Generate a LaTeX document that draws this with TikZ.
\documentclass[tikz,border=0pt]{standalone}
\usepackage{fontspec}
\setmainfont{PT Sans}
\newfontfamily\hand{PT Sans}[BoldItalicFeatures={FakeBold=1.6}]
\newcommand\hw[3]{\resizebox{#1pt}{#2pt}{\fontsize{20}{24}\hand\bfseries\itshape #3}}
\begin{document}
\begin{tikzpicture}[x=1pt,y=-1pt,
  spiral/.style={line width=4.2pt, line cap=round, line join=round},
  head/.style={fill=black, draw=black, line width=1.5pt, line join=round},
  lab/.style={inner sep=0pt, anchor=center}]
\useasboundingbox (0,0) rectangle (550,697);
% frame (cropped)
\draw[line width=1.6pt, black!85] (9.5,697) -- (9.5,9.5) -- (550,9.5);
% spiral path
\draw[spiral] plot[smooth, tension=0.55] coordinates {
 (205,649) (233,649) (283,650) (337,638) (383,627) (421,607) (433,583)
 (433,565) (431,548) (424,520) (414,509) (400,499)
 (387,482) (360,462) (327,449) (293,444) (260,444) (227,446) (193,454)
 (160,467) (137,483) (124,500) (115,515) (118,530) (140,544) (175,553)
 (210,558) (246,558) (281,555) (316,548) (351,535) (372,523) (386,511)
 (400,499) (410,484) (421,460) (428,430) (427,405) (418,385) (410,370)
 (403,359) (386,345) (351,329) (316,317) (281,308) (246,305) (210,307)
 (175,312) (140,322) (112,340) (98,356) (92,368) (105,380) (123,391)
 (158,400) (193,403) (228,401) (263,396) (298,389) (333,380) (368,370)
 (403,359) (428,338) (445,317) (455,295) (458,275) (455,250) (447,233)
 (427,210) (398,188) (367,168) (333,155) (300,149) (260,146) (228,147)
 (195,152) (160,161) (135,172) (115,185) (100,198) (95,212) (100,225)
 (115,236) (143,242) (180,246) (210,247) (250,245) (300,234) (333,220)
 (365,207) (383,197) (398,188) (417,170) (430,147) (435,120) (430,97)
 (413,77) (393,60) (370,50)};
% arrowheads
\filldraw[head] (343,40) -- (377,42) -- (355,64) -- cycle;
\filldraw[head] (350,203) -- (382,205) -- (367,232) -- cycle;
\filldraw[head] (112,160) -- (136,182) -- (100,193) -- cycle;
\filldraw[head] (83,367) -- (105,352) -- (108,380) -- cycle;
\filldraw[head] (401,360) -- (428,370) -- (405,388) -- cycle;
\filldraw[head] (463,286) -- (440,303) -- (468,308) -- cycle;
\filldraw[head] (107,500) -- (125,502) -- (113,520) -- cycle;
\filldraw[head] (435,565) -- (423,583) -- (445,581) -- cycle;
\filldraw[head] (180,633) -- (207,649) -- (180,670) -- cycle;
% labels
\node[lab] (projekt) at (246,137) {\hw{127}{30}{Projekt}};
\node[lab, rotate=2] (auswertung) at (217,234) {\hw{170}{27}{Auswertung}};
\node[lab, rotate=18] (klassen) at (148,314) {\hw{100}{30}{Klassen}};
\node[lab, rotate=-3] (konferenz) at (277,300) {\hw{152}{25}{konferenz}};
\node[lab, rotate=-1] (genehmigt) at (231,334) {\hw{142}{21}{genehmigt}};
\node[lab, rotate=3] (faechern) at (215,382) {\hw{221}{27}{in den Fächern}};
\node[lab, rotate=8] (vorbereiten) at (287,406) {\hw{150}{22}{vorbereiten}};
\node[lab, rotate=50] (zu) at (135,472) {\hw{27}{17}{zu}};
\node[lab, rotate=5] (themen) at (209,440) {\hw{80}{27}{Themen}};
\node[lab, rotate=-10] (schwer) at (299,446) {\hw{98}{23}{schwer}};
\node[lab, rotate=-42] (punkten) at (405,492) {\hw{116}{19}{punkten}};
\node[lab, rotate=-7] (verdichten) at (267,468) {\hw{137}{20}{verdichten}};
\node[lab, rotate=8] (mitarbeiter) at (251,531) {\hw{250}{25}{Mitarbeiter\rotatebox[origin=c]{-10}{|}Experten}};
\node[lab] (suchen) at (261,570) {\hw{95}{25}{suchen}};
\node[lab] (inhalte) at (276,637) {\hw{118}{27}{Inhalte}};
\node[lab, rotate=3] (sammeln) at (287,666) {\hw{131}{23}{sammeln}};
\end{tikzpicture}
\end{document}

▶ _What you have to do_
Your task is to print the whole listing again exactly.

▶ _Solution_
Generate a LaTeX document that draws this with TikZ.
\documentclass[tikz,border=0pt]{standalone}
\usepackage{fontspec}
\setmainfont{PT Sans}
\newfontfamily\hand{PT Sans}[BoldItalicFeatures={FakeBold=1.6}]
\newcommand\hw[3]{\resizebox{#1pt}{#2pt}{\fontsize{20}{24}\hand\bfseries\itshape #3}}
\begin{document}
\begin{tikzpicture}[x=1pt,y=-1pt,
  spiral/.style={line width=4.2pt, line cap=round, line join=round},
  head/.style={fill=black, draw=black, line width=1.5pt, line join=round},
  lab/.style={inner sep=0pt, anchor=center}]
\useasboundingbox (0,0) rectangle (550,697);
% frame (cropped)
\draw[line width=1.6pt, black!85] (9.5,697) -- (9.5,9.5) -- (550,9.5);
% spiral path
\draw[spiral] plot[smooth, tension=0.55] coordinates {
 (205,649) (233,649) (283,650) (337,638) (383,627) (421,607) (433,583)
 (433,565) (431,548) (424,520) (414,509) (400,499)
 (387,482) (360,462) (327,449) (293,444) (260,444) (227,446) (193,454)
 (160,467) (137,483) (124,500) (115,515) (118,530) (140,544) (175,553)
 (210,558) (246,558) (281,555) (316,548) (351,535) (372,523) (386,511)
 (400,499) (410,484) (421,460) (428,430) (427,405) (418,385) (410,370)
 (403,359) (386,345) (351,329) (316,317) (281,308) (246,305) (210,307)
 (175,312) (140,322) (112,340) (98,356) (92,368) (105,380) (123,391)
 (158,400) (193,403) (228,401) (263,396) (298,389) (333,380) (368,370)
 (403,359) (428,338) (445,317) (455,295) (458,275) (455,250) (447,233)
 (427,210) (398,188) (367,168) (333,155) (300,149) (260,146) (228,147)
 (195,152) (160,161) (135,172) (115,185) (100,198) (95,212) (100,225)
 (115,236) (143,242) (180,246) (210,247) (250,245) (300,234) (333,220)
 (365,207) (383,197) (398,188) (417,170) (430,147) (435,120) (430,97)
 (413,77) (393,60) (370,50)};
% arrowheads
\filldraw[head] (343,40) -- (377,42) -- (355,64) -- cycle;
\filldraw[head] (350,203) -- (382,205) -- (367,232) -- cycle;
\filldraw[head] (112,160) -- (136,182) -- (100,193) -- cycle;
\filldraw[head] (83,367) -- (105,352) -- (108,380) -- cycle;
\filldraw[head] (401,360) -- (428,370) -- (405,388) -- cycle;
\filldraw[head] (463,286) -- (440,303) -- (468,308) -- cycle;
\filldraw[head] (107,500) -- (125,502) -- (113,520) -- cycle;
\filldraw[head] (435,565) -- (423,583) -- (445,581) -- cycle;
\filldraw[head] (180,633) -- (207,649) -- (180,670) -- cycle;
% labels
\node[lab] (projekt) at (246,137) {\hw{127}{30}{Projekt}};
\node[lab, rotate=2] (auswertung) at (217,234) {\hw{170}{27}{Auswertung}};
\node[lab, rotate=18] (klassen) at (148,314) {\hw{100}{30}{Klassen}};
\node[lab, rotate=-3] (konferenz) at (277,300) {\hw{152}{25}{konferenz}};
\node[lab, rotate=-1] (genehmigt) at (231,334) {\hw{142}{21}{genehmigt}};
\node[lab, rotate=3] (faechern) at (215,382) {\hw{221}{27}{in den Fächern}};
\node[lab, rotate=8] (vorbereiten) at (287,406) {\hw{150}{22}{vorbereiten}};
\node[lab, rotate=50] (zu) at (135,472) {\hw{27}{17}{zu}};
\node[lab, rotate=5] (themen) at (209,440) {\hw{80}{27}{Themen}};
\node[lab, rotate=-10] (schwer) at (299,446) {\hw{98}{23}{schwer}};
\node[lab, rotate=-42] (punkten) at (405,492) {\hw{116}{19}{punkten}};
\node[lab, rotate=-7] (verdichten) at (267,468) {\hw{137}{20}{verdichten}};
\node[lab, rotate=8] (mitarbeiter) at (251,531) {\hw{250}{25}{Mitarbeiter\rotatebox[origin=c]{-10}{|}Experten}};
\node[lab] (suchen) at (261,570) {\hw{95}{25}{suchen}};
\node[lab] (inhalte) at (276,637) {\hw{118}{27}{Inhalte}};
\node[lab, rotate=3] (sammeln) at (287,666) {\hw{131}{23}{sammeln}};
\end{tikzpicture}
\end{document}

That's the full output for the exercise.